Mr. Musk dug into his companies’ budgets, preferring to cut too much rather than too little and to deal with the fallout later. Under Donald Trump, he is set to apply those tactics to the U.S. government.
On a Saturday morning in December 2022, Elon Musk summoned finance executives at Twitter, which he had bought six weeks earlier, to a conference call. Then he drilled into a spreadsheet that contained the social media company’s expenditures.
Mr. Musk was angry, three people who were on the call said. Even though Twitter had just shed more than three-quarters of its employees — leaving it with just over 1,500 workers, down from nearly 8,000 — the company’s spending still appeared to be out of control, the billionaire told attendees.
Over the next six hours, Mr. Musk read out the spreadsheet line by line and asked workers to account for each item. He ordered some items — such as car services for executives — to be cut completely. At one point, he confronted an employee who was responsible for a multimillion-dollar contract related to website security and said his electric vehicle company, Tesla, spent far less on the same task. After the employee pushed back, Mr. Musk said she was no longer with Twitter.
The meeting was characteristic of the approach that Mr.
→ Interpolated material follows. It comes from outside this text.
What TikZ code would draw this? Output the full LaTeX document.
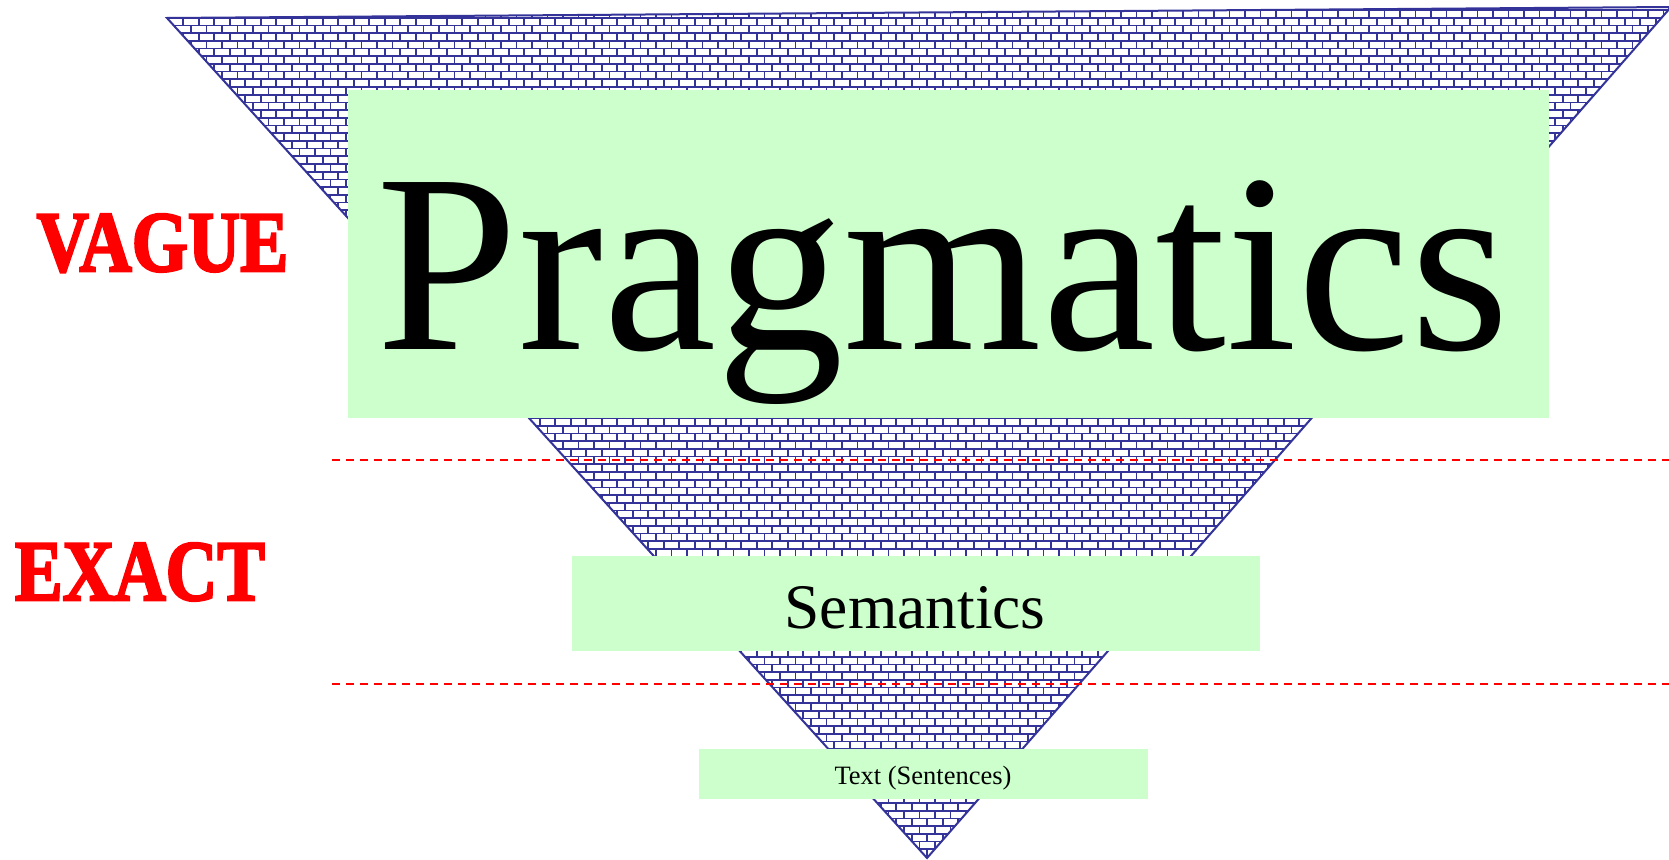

Musk has taken to cutting costs. Frugal to a fault, the 53-year-old has been intimately involved in hacking down budgets at his companies, including Tesla, SpaceX and Twitter, which he renamed X. Over nearly three decades as a tech entrepreneur, he has honed his penny-pinching by digging into minutiae and cutting as deeply as possible — often preferring to cut too much rather than too little, according to 17 current and former employees and others with knowledge of Mr. Musk’s strategies.
Perhaps most importantly, Mr. Musk has been brutally unsentimental about the cuts, paying little regard to norms and conventions. The tech mogul has been unabashed about slashing costs to the point that corporate processes — and sometimes even product safety — break down, philosophizing that he can just fix things later, the people said. And he has been unafraid to offend, stiffing vendors to negotiate better prices and sidestepping traditional suppliers to manufacture cheaper parts from scratch.
“He used to be a deity,” said Jim Cantrell, SpaceX’s first vice president of business development. “But you know he’s just a business guy. And he wants to cut everything to the bone.”